Desmond Paul Henry | |
---|---|
Henry with one of his analogue computer-based drawing machines, 1962
|
|
Born | 1921 |
Died | 2004 |
Nationality | British |
Notable work | Outputs of Drawing Machine 1 |
Movement | Computer art |
Website | http://www.desmondhenry.com/ |
Desmond Paul Henry (1921–2004) was a Manchester University Lecturer and Reader in Philosophy (1949–82). He was one of the first British artists to experiment with machine-generated visual effects at the time of the emerging global computer art movement of the 1960s (The Cambridge Encyclopaedia 1990 p. 289; Levy 2006 pp. 178–180). During this period, Henry constructed a succession of three drawing machines from modified bombsight analogue computers which were employed in World War II bombers to calculate the accurate release of bombs onto their targets (O'Hanrahan 2005). Henry's machine-generated effects resemble complex versions of the abstract, curvilinear graphics which accompany Microsoft's Windows Media Player. Henry's machine-generated effects may therefore also be said to represent early examples of computer graphics: "the making of line drawings with the aid of computers and drawing machines". (Franke 1971, p. 41)
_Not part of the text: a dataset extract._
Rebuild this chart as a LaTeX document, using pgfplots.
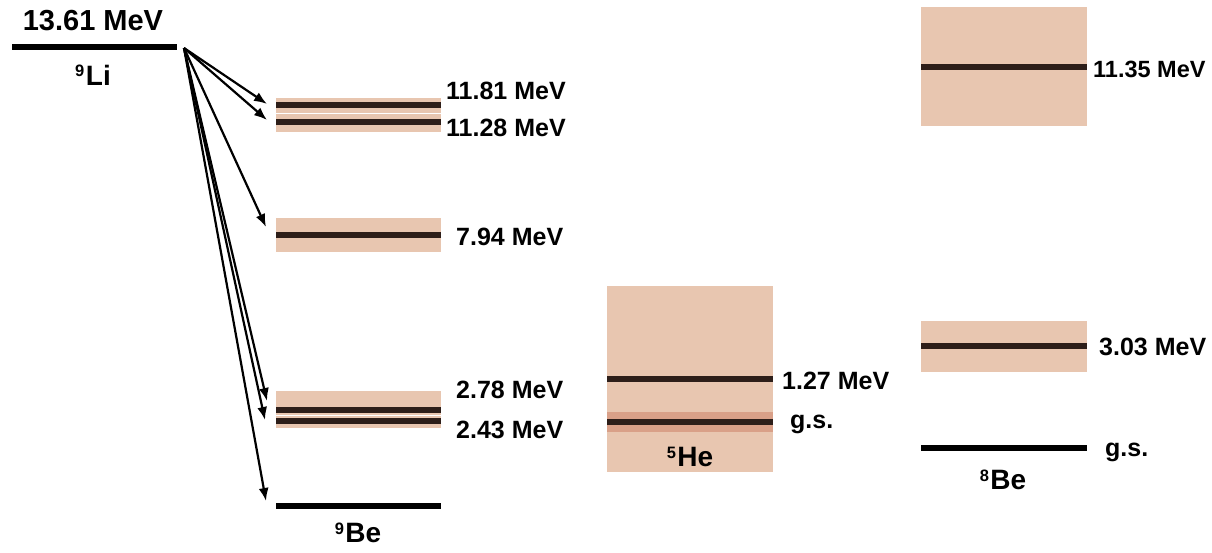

During the 1970s Henry focussed on further developing his own unique techniques for the production of original visual effects. He went on to make a fourth and a fifth drawing machine in 1984 and 2002 respectively. These later machines however, were based on a mechanical pendulum design and not bombsight computers. (O'Hanrahan 2005)
It was thanks to artist L. S. Lowry, working in collaboration with the then director of Salford Art Gallery, A. Frape, that Henry's artistic career was launched in 1961 when he won a local competition at Salford Art gallery, entitled London Opportunity. The prize for winning this competition was a one-man exhibition show in London at the Reid Gallery. Lowry knew how crucial such a London show could be in bringing an artist to public attention. As one of the competition judges, Lowry visited Henry's home in Burford Drive, Manchester, to view his range of artistic work. (O'Hanrahan 2005)
It was at this London show of 1962, entitled Ideographs, that Henry's machine-generated effects were exhibited for the first time, along with pictures based upon Henry's photo-chemical techniques which had originally won him the competition prize. (O'Hanrahan 2005) It was this first exhibition of machine-produced effects which led to Henry and his first drawing machine being included in the first ever programme in the BBC's North at Six series and to his being approached by the American magazine Life. (O'Hanrahan 2005) Henry and his first drawing machine were to be featured in this magazine, but the article was scrapped following the assassination of US President John F. Kennedy. The generally positive response his pictures received reflects the zeitgeist of technological optimism of the 1960s. (O'Hanrahan 2005) The Guardian of 17/9/62 described the images produced by this first machine as being "quite out of this world" and "almost impossible to produce by human hands".